American missionary and educator (1868–1938)

Annabel Galt (May 10, 1868 – October 3, 1938) was an American missionary teacher who worked in Thailand from 1891 to 1934, and taught at Bangkok Christian College.

==Early life and education==
Galt was born in Sangamon County, Illinois, the daughter of John Galt and Margaret Ann Epler Galt. Abolitionist minister Thomas Galt was her grandfather. She graduated from Springfield Teachers Training School.
==Career==
Galt taught school in Illinois as a young woman. She and her cousin Margaret Galt became Presbyterian missionary teachers in Siam in 1891. She taught for eight years in Phetchaburi and at Howard Memorial School for Girls. At Phetchaburi she and Margaret worked with Margaret's eventual husband, Charles Eckels.

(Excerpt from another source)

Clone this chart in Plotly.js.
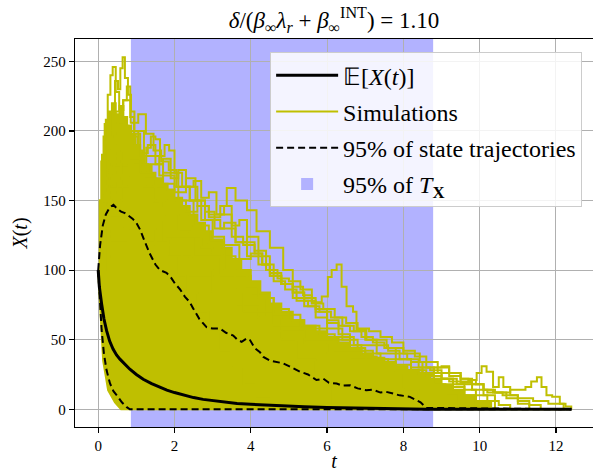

An American visitor in 1898 described Galt as riding a bicycle in her work at Phetchaburi. "Down at Sumray, Miss Galt had surrounded herself with seven small boys who have been specially committed to her charge," reported a 1903 visitor. "They eat at her table, she teaches them manners, morals, watches over their health and studies, protects, in short mothers them."

Galt became an English instructor at the Bangkok Christian College. She edited and compiled several textbooks, taught Bible and music classes, served as acting principal and mentored women's organizations at the school. Galt wrote about her work for American publications, and spoke to American church groups about her work overseas during her furloughs in the United States in 1899, 1907, and 1927. She retired from missionary work in 1934.
==Personal life and legacy==
Galt lived with her sister Carrie Lindtwed in Pennsylvania in her later years. She died in 1938, at the age of 70, while staying with another sister, Ella, in Orlando, Florida. Two of Galt's Thai students visit Lindtwed in 1940, while they were in the United States for college. Galt's photo appears among those of other figures in the history of Bangkok Christian College, on the school's website marking its 150th anniversary.